**Problem description**: Scan the entries below for the word "this". Copy each line that has it.
[start Stored data]
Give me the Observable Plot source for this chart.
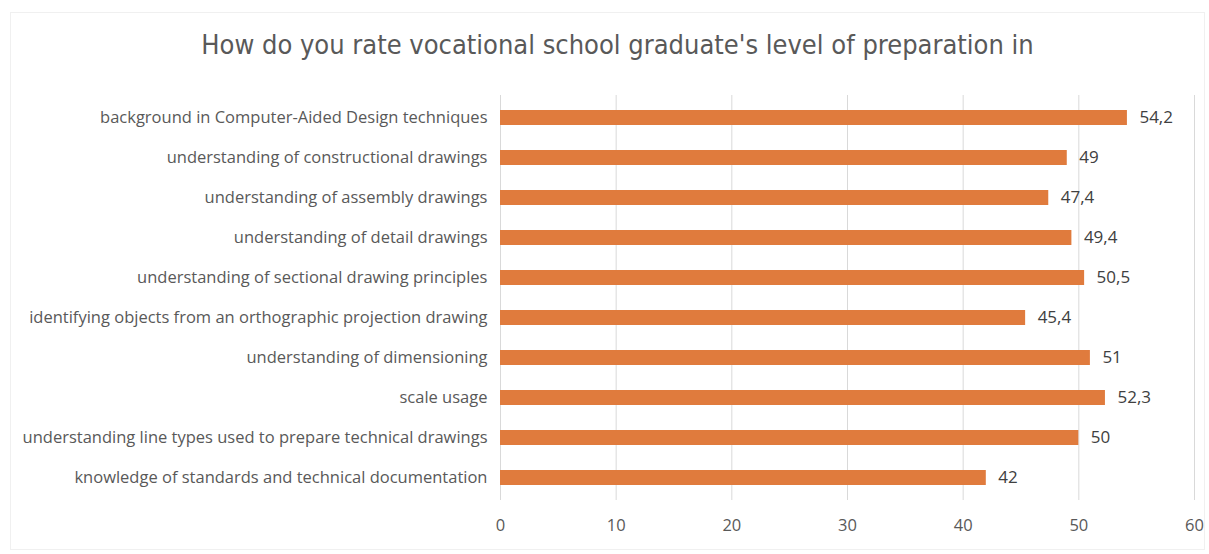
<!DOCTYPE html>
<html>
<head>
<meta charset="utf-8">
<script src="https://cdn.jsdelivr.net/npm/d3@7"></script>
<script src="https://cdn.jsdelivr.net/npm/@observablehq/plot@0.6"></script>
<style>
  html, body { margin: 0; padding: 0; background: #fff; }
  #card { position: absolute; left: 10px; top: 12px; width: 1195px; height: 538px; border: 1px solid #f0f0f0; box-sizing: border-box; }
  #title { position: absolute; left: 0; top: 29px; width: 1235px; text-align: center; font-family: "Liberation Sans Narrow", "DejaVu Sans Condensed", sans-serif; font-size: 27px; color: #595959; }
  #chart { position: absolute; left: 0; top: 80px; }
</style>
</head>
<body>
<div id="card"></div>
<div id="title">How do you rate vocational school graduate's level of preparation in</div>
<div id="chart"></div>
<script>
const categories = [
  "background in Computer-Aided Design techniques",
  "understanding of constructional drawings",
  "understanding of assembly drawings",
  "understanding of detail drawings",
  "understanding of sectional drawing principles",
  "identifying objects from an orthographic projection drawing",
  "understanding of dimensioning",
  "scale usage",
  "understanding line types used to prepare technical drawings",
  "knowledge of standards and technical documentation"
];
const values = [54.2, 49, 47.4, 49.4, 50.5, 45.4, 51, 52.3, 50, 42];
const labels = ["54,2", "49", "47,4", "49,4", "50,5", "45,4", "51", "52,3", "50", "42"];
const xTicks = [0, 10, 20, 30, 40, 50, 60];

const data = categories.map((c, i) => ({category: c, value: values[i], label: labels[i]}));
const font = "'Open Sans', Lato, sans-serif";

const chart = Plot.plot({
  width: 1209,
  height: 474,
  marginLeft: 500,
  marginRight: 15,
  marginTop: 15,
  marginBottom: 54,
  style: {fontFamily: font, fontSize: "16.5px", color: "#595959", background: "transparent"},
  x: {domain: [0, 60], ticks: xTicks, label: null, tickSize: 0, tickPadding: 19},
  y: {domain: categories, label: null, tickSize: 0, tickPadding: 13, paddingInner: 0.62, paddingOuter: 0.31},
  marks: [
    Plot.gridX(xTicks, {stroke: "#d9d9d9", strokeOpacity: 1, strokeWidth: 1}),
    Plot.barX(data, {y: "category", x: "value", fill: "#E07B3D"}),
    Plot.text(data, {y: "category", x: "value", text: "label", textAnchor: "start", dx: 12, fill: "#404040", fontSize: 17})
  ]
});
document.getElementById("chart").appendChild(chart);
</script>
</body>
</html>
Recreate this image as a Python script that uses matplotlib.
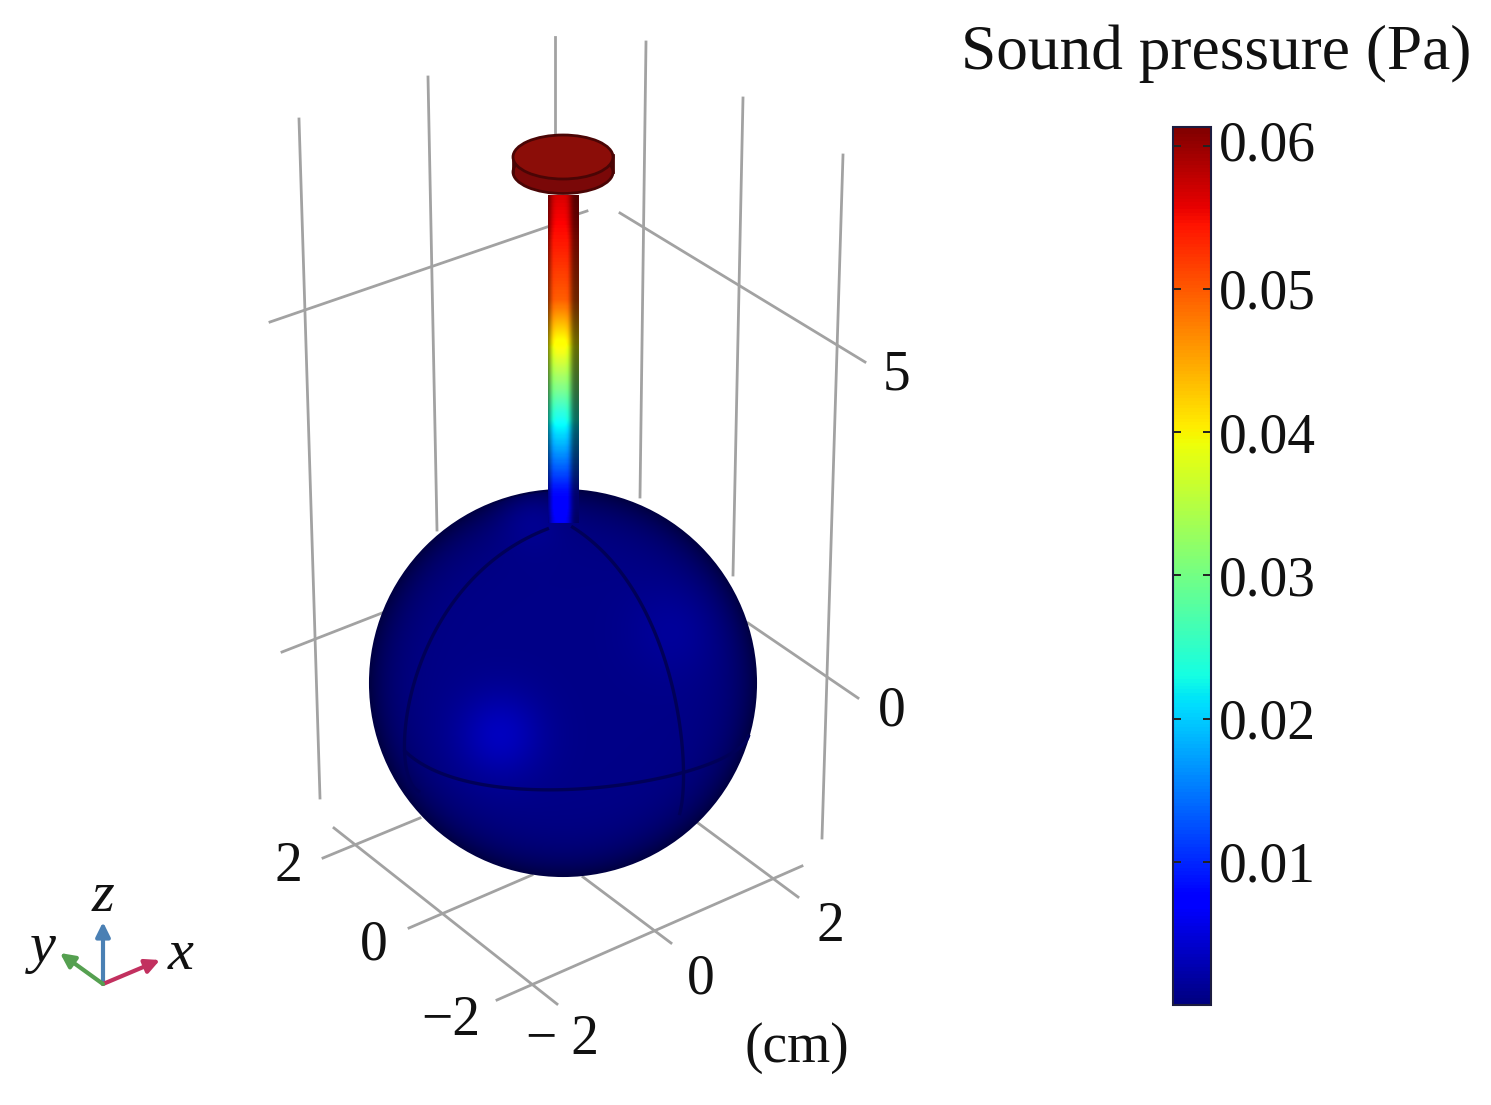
[end Stored data]
**Task output**:
Give me the Observable Plot source for this chart.
Recreate this image as a Python script that uses matplotlib.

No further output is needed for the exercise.